— Data block —
┄┄┄┄┄┄┄┄┄┄

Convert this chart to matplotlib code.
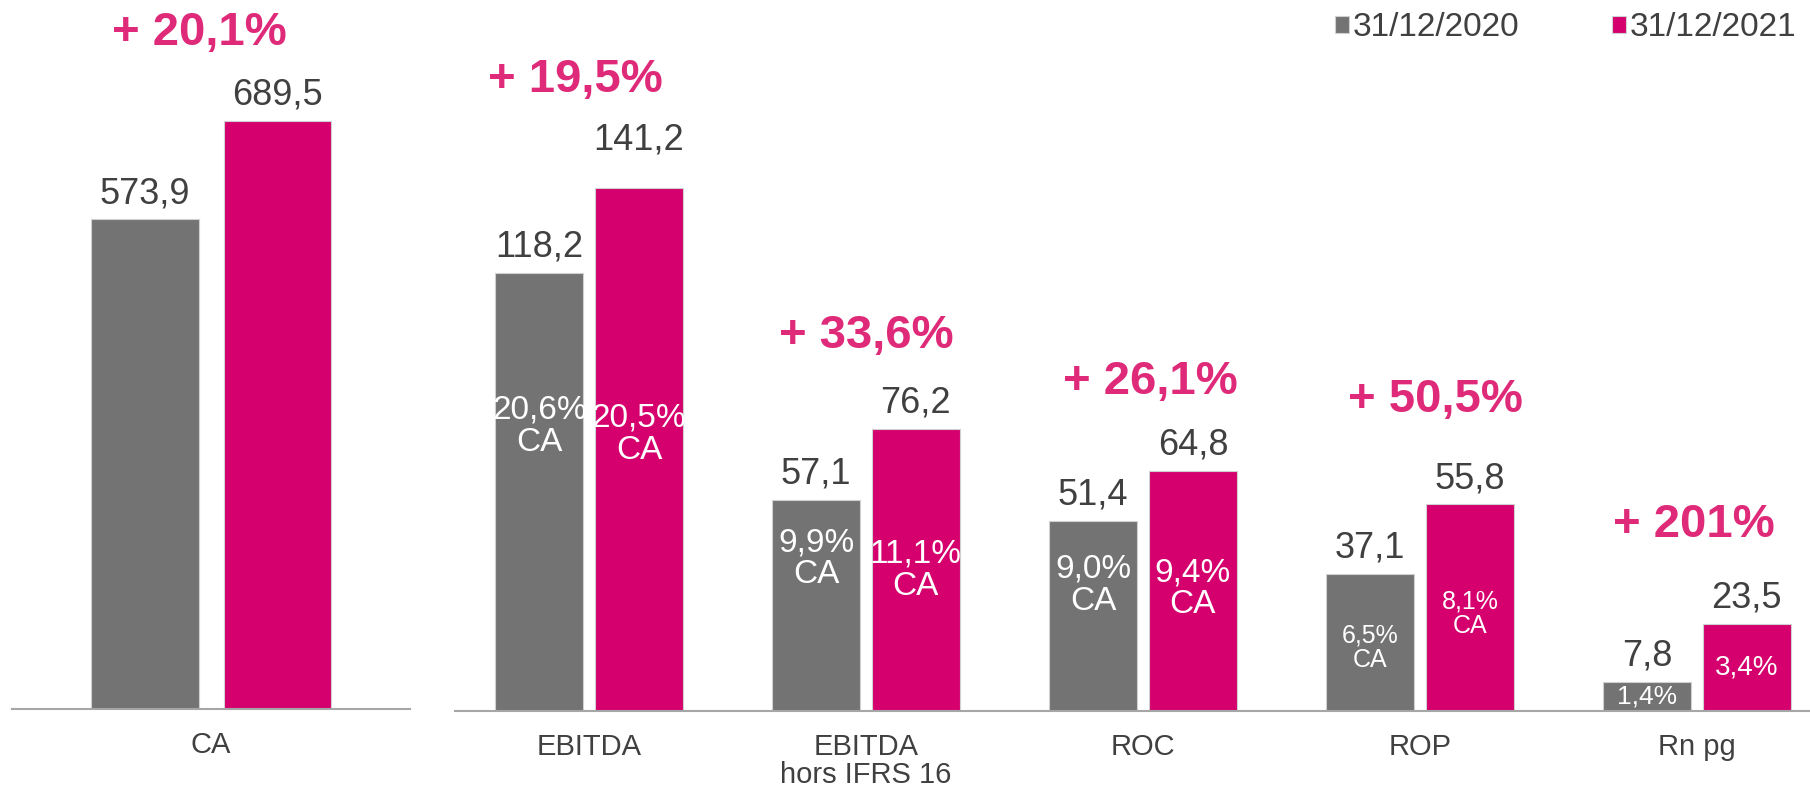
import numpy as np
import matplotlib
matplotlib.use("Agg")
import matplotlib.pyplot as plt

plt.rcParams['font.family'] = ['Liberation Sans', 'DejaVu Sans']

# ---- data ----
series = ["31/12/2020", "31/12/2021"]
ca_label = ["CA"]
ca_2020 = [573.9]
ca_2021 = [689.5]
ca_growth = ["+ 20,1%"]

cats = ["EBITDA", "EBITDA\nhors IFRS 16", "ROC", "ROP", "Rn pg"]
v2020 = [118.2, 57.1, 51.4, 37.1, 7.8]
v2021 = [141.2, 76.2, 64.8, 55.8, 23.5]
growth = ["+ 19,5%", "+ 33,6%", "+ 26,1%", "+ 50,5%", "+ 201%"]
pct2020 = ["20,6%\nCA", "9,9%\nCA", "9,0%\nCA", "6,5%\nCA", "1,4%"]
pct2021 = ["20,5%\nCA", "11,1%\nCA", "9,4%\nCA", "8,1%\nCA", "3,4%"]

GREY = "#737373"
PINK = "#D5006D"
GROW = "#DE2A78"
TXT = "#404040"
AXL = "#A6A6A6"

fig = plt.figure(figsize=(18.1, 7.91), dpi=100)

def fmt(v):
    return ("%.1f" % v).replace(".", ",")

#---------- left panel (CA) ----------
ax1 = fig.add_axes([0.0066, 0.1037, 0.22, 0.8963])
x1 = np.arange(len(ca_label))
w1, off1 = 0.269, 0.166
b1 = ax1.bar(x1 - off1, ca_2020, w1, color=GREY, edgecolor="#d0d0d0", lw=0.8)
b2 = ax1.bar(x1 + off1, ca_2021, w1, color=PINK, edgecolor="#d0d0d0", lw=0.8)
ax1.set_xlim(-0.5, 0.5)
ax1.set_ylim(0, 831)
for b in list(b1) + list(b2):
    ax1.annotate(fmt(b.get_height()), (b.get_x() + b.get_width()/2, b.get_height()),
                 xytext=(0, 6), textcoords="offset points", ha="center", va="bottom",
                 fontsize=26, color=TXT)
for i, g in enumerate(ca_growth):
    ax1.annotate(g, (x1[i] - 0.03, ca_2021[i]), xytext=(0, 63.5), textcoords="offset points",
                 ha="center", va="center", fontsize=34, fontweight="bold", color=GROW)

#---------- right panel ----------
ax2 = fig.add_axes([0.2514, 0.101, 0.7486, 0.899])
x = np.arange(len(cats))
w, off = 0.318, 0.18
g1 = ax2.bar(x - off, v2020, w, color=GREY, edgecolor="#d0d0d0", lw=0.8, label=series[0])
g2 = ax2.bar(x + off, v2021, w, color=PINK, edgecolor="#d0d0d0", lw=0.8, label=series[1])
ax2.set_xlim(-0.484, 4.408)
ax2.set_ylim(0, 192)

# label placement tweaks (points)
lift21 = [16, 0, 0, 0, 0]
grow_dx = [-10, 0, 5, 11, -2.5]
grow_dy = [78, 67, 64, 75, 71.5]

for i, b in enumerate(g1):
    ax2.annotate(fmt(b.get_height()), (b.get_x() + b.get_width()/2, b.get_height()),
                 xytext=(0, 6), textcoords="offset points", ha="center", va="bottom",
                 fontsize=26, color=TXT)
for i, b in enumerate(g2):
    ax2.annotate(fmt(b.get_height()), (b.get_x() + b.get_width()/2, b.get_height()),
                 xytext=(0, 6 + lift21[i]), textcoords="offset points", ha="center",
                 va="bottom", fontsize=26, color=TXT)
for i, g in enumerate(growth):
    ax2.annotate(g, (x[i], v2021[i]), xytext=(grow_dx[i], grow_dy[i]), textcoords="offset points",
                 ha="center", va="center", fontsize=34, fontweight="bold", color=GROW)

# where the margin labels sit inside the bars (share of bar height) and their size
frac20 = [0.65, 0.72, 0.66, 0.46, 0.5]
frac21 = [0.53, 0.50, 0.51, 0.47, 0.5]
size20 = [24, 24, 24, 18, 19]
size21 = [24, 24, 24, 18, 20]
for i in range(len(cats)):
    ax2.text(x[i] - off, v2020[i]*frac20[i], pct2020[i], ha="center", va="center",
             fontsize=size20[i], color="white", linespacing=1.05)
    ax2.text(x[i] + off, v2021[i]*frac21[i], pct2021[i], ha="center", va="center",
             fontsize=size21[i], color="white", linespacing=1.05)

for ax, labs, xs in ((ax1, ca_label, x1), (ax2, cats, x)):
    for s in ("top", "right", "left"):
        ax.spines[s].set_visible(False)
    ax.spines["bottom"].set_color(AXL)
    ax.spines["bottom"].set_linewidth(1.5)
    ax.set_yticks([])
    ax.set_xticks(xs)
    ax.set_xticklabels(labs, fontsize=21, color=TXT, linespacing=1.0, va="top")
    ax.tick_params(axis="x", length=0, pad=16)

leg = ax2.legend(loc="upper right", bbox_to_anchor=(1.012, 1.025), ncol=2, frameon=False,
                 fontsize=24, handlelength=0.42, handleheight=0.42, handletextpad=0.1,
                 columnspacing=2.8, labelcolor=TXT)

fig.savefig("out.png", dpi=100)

┄┄┄┄┄┄┄┄┄┄

— What to do —
Print out the whole of the material word for word, without pictures.

— Response to the exercise —
Convert this chart to matplotlib code.
import numpy as np
import matplotlib
matplotlib.use("Agg")
import matplotlib.pyplot as plt

plt.rcParams['font.family'] = ['Liberation Sans', 'DejaVu Sans']

# ---- data ----
series = ["31/12/2020", "31/12/2021"]
ca_label = ["CA"]
ca_2020 = [573.9]
ca_2021 = [689.5]
ca_growth = ["+ 20,1%"]

cats = ["EBITDA", "EBITDA\nhors IFRS 16", "ROC", "ROP", "Rn pg"]
v2020 = [118.2, 57.1, 51.4, 37.1, 7.8]
v2021 = [141.2, 76.2, 64.8, 55.8, 23.5]
growth = ["+ 19,5%", "+ 33,6%", "+ 26,1%", "+ 50,5%", "+ 201%"]
pct2020 = ["20,6%\nCA", "9,9%\nCA", "9,0%\nCA", "6,5%\nCA", "1,4%"]
pct2021 = ["20,5%\nCA", "11,1%\nCA", "9,4%\nCA", "8,1%\nCA", "3,4%"]

GREY = "#737373"
PINK = "#D5006D"
GROW = "#DE2A78"
TXT = "#404040"
AXL = "#A6A6A6"

fig = plt.figure(figsize=(18.1, 7.91), dpi=100)

def fmt(v):
    return ("%.1f" % v).replace(".", ",")

#---------- left panel (CA) ----------
ax1 = fig.add_axes([0.0066, 0.1037, 0.22, 0.8963])
x1 = np.arange(len(ca_label))
w1, off1 = 0.269, 0.166
b1 = ax1.bar(x1 - off1, ca_2020, w1, color=GREY, edgecolor="#d0d0d0", lw=0.8)
b2 = ax1.bar(x1 + off1, ca_2021, w1, color=PINK, edgecolor="#d0d0d0", lw=0.8)
ax1.set_xlim(-0.5, 0.5)
ax1.set_ylim(0, 831)
for b in list(b1) + list(b2):
    ax1.annotate(fmt(b.get_height()), (b.get_x() + b.get_width()/2, b.get_height()),
                 xytext=(0, 6), textcoords="offset points", ha="center", va="bottom",
                 fontsize=26, color=TXT)
for i, g in enumerate(ca_growth):
    ax1.annotate(g, (x1[i] - 0.03, ca_2021[i]), xytext=(0, 63.5), textcoords="offset points",
                 ha="center", va="center", fontsize=34, fontweight="bold", color=GROW)

#---------- right panel ----------
ax2 = fig.add_axes([0.2514, 0.101, 0.7486, 0.899])
x = np.arange(len(cats))
w, off = 0.318, 0.18
g1 = ax2.bar(x - off, v2020, w, color=GREY, edgecolor="#d0d0d0", lw=0.8, label=series[0])
g2 = ax2.bar(x + off, v2021, w, color=PINK, edgecolor="#d0d0d0", lw=0.8, label=series[1])
ax2.set_xlim(-0.484, 4.408)
ax2.set_ylim(0, 192)

# label placement tweaks (points)
lift21 = [16, 0, 0, 0, 0]
grow_dx = [-10, 0, 5, 11, -2.5]
grow_dy = [78, 67, 64, 75, 71.5]

for i, b in enumerate(g1):
    ax2.annotate(fmt(b.get_height()), (b.get_x() + b.get_width()/2, b.get_height()),
                 xytext=(0, 6), textcoords="offset points", ha="center", va="bottom",
                 fontsize=26, color=TXT)
for i, b in enumerate(g2):
    ax2.annotate(fmt(b.get_height()), (b.get_x() + b.get_width()/2, b.get_height()),
                 xytext=(0, 6 + lift21[i]), textcoords="offset points", ha="center",
                 va="bottom", fontsize=26, color=TXT)
for i, g in enumerate(growth):
    ax2.annotate(g, (x[i], v2021[i]), xytext=(grow_dx[i], grow_dy[i]), textcoords="offset points",
                 ha="center", va="center", fontsize=34, fontweight="bold", color=GROW)

# where the margin labels sit inside the bars (share of bar height) and their size
frac20 = [0.65, 0.72, 0.66, 0.46, 0.5]
frac21 = [0.53, 0.50, 0.51, 0.47, 0.5]
size20 = [24, 24, 24, 18, 19]
size21 = [24, 24, 24, 18, 20]
for i in range(len(cats)):
    ax2.text(x[i] - off, v2020[i]*frac20[i], pct2020[i], ha="center", va="center",
             fontsize=size20[i], color="white", linespacing=1.05)
    ax2.text(x[i] + off, v2021[i]*frac21[i], pct2021[i], ha="center", va="center",
             fontsize=size21[i], color="white", linespacing=1.05)

for ax, labs, xs in ((ax1, ca_label, x1), (ax2, cats, x)):
    for s in ("top", "right", "left"):
        ax.spines[s].set_visible(False)
    ax.spines["bottom"].set_color(AXL)
    ax.spines["bottom"].set_linewidth(1.5)
    ax.set_yticks([])
    ax.set_xticks(xs)
    ax.set_xticklabels(labs, fontsize=21, color=TXT, linespacing=1.0, va="top")
    ax.tick_params(axis="x", length=0, pad=16)

leg = ax2.legend(loc="upper right", bbox_to_anchor=(1.012, 1.025), ncol=2, frameon=False,
                 fontsize=24, handlelength=0.42, handleheight=0.42, handletextpad=0.1,
                 columnspacing=2.8, labelcolor=TXT)

fig.savefig("out.png", dpi=100)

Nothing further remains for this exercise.